Request: Work out how many lines hold the string "this". The answer is a single number, nothing more.
Source data start
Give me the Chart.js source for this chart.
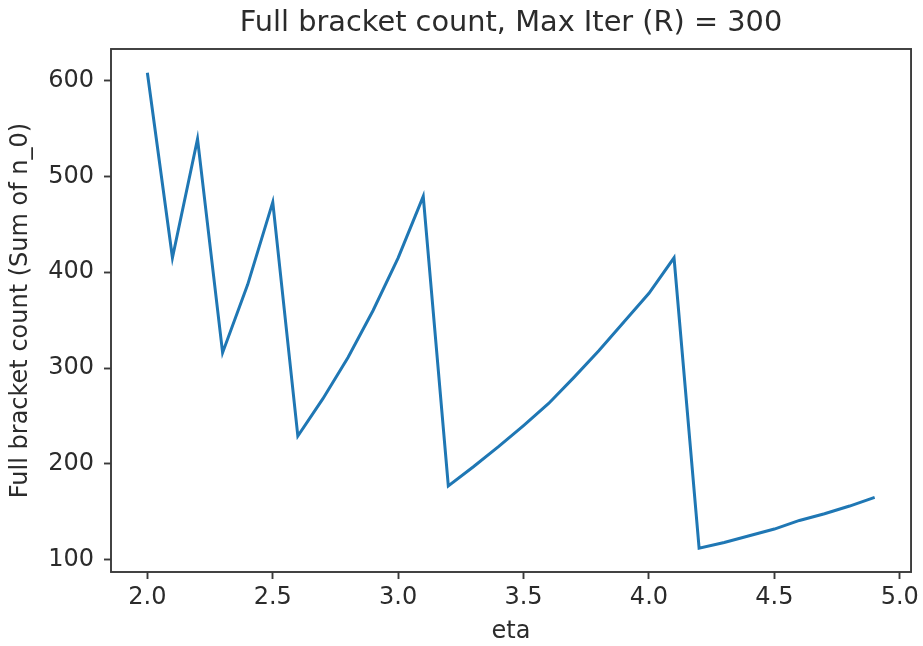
<!DOCTYPE html>
<html>
<head>
<meta charset="utf-8">
<script src="https://cdn.jsdelivr.net/npm/chart.js@4/dist/chart.umd.min.js"></script>
<style>
  html, body { margin: 0; padding: 0; background: #fff; }
  #wrap { width: 923px; height: 646px; }
</style>
</head>
<body>
<div id="wrap"><canvas id="bracket_chart" width="923" height="646"></canvas></div>
<script>
// eta values and the full bracket count for each (R = 300)
const etas = [2.0, 2.1, 2.2, 2.3, 2.4, 2.5, 2.6, 2.7, 2.8, 2.9,
              3.0, 3.1, 3.2, 3.3, 3.4, 3.5, 3.6, 3.7, 3.8, 3.9,
              4.0, 4.1, 4.2, 4.3, 4.4, 4.5, 4.6, 4.7, 4.8, 4.9];
const bracketCounts = [608, 415, 539, 316, 387, 473, 229, 268, 311, 360,
                       415, 479, 177, 197, 218, 240, 263, 290, 318, 348,
                       378, 415, 112, 118, 125, 132, 141, 148, 156, 165];

const xTicks = [2.0, 2.5, 3.0, 3.5, 4.0, 4.5, 5.0];
const yTicks = [100, 200, 300, 400, 500, 600];

const FONT = '"DejaVu Sans", "Liberation Sans", sans-serif';
const TEXT = '#2b2b2b';

// matplotlib style box round the axes
const frame = {
    id: 'frame',
    afterDatasetsDraw(chart) {
        const a = chart.chartArea;
        const ctx = chart.ctx;
        ctx.save();
        ctx.strokeStyle = '#3a3a3a';
        ctx.lineWidth = 1.9;
        ctx.strokeRect(a.left, a.top, a.right - a.left, a.bottom - a.top);
        ctx.restore();
    }
};

let points = [];
etas.map((eta, i) => {
    points.push({x: eta, y: bracketCounts[i]});
});

const ctx = document.getElementById('bracket_chart').getContext('2d');

const config = {
    type: 'line',
    data: {
        datasets: [{
            data: points,
            borderColor: '#1f77b4',
            backgroundColor: '#1f77b4',
            borderWidth: 3,
            pointRadius: 0,
            tension: 0,
            fill: false,
        }]
    },
    options: {
        responsive: false,
        animation: false,
        layout: { padding: { left: 0, right: 9, top: 0, bottom: 0 } },
        plugins: {
            legend: { display: false },
            tooltip: { enabled: false },
            title: { display: false }
        },
        scales: {
            // top axis only carries the chart title, centred over the plot like matplotlib
            top: {
                type: 'linear',
                position: 'top',
                min: 1.855,
                max: 5.045,
                afterFit: (scale) => { scale.height = 49; },
                grid: { display: false },
                border: { display: false },
                ticks: { display: false },
                title: {
                    display: true,
                    text: 'Full bracket count, Max Iter (R) = 300',
                    color: TEXT,
                    font: { family: FONT, size: 28.8, weight: 'normal', lineHeight: 1.2 },
                    padding: { top: 6, bottom: 0 }
                }
            },
            x: {
                type: 'linear',
                min: 1.855,
                max: 5.045,
                afterBuildTicks: (scale) => { scale.ticks = xTicks.map(v => ({value: v})); },
                afterFit: (scale) => { scale.height = 74; },
                grid: { display: true, drawOnChartArea: false, drawTicks: true, tickLength: 7, tickWidth: 1.9, tickColor: '#3a3a3a' },
                border: { display: false },
                ticks: {
                    color: TEXT,
                    padding: 4,
                    maxRotation: 0,
                    font: { family: FONT, size: 24 },
                    callback: (v) => Number(v).toFixed(1)
                },
                title: {
                    display: true,
                    text: 'eta',
                    color: TEXT,
                    font: { family: FONT, size: 24, lineHeight: 1.2 },
                    padding: { top: 0, bottom: 0 }
                }
            },
            y: {
                type: 'linear',
                min: 87.2,
                max: 632.8,
                afterBuildTicks: (scale) => { scale.ticks = yTicks.map(v => ({value: v})); },
                afterFit: (scale) => { scale.width = 111; },
                grid: { display: true, drawOnChartArea: false, drawTicks: true, tickLength: 7, tickWidth: 1.9, tickColor: '#3a3a3a' },
                border: { display: false },
                ticks: {
                    color: TEXT,
                    padding: 10,
                    font: { family: FONT, size: 24 },
                    callback: (v) => String(v)
                },
                title: {
                    display: true,
                    text: 'Full bracket count (Sum of n_0)',
                    color: TEXT,
                    font: { family: FONT, size: 24, lineHeight: 1.2 },
                    padding: { top: 6, bottom: 0 }
                }
            }
        }
    },
    plugins: [frame]
};

const chart = new Chart(ctx, config);
</script>
</body>
</html>
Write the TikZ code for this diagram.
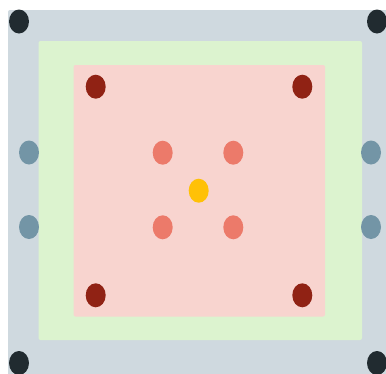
\documentclass[tikz,border=0pt]{standalone}
\usetikzlibrary{shapes.geometric}
\definecolor{outerbg}{HTML}{CFD9DF}
\definecolor{midbg}{HTML}{DCF3CF}
\definecolor{innerbg}{HTML}{F8D4CF}
\definecolor{darkdot}{HTML}{212B30}
\definecolor{reddot}{HTML}{902214}
\definecolor{salmondot}{HTML}{EC7A6A}
\definecolor{yellowdot}{HTML}{FFC107}
\definecolor{bluedot}{HTML}{7395A6}
\tikzset{
  dot/.style={ellipse, minimum width=20pt, minimum height=24pt, inner sep=0pt, draw=none, fill=#1},
  panel/.style={fill=#1, draw=none, rounded corners=2pt}
}
\begin{document}
\begin{tikzpicture}[x=1pt,y=-1pt]
\useasboundingbox (0,0) rectangle (386,373);
\fill[white] (0,0) rectangle (386,373);
\path[panel=outerbg] (8,10) rectangle (390,377);
\path[panel=midbg] (38.5,41) rectangle (362,340);
\path[panel=innerbg] (73.5,65) rectangle (325,316.5);
% corner dots
\node[dot=darkdot] (c1) at (19,21.5) {};
\node[dot=darkdot] (c2) at (377,21.5) {};
\node[dot=darkdot] (c3) at (19,363) {};
\node[dot=darkdot] (c4) at (377,363) {};
% side dots
\node[dot=bluedot] (s1) at (29,152.5) {};
\node[dot=bluedot] (s2) at (29,227) {};
\node[dot=bluedot] (s3) at (371,152.5) {};
\node[dot=bluedot] (s4) at (371,227) {};
% inner corner dots
\node[dot=reddot] (r1) at (95.7,86.7) {};
\node[dot=reddot] (r2) at (302.3,86.7) {};
\node[dot=reddot] (r3) at (95.7,295.3) {};
\node[dot=reddot] (r4) at (302.3,295.3) {};
% center dots
\node[dot=salmondot] (m1) at (162.7,152.7) {};
\node[dot=salmondot] (m2) at (233.3,152.7) {};
\node[dot=salmondot] (m3) at (162.7,227.3) {};
\node[dot=salmondot] (m4) at (233.3,227.3) {};
\node[dot=yellowdot] (ctr) at (198.7,190.7) {};
\end{tikzpicture}
\end{document}
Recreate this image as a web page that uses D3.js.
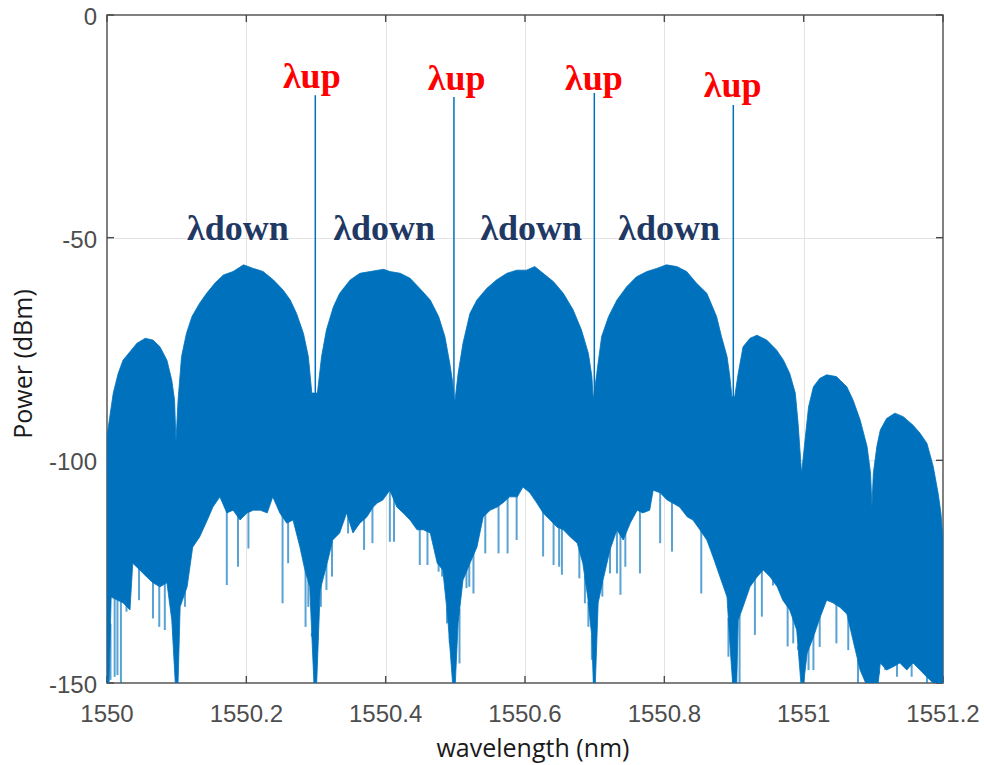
Source data end
Answer to the exercise: 3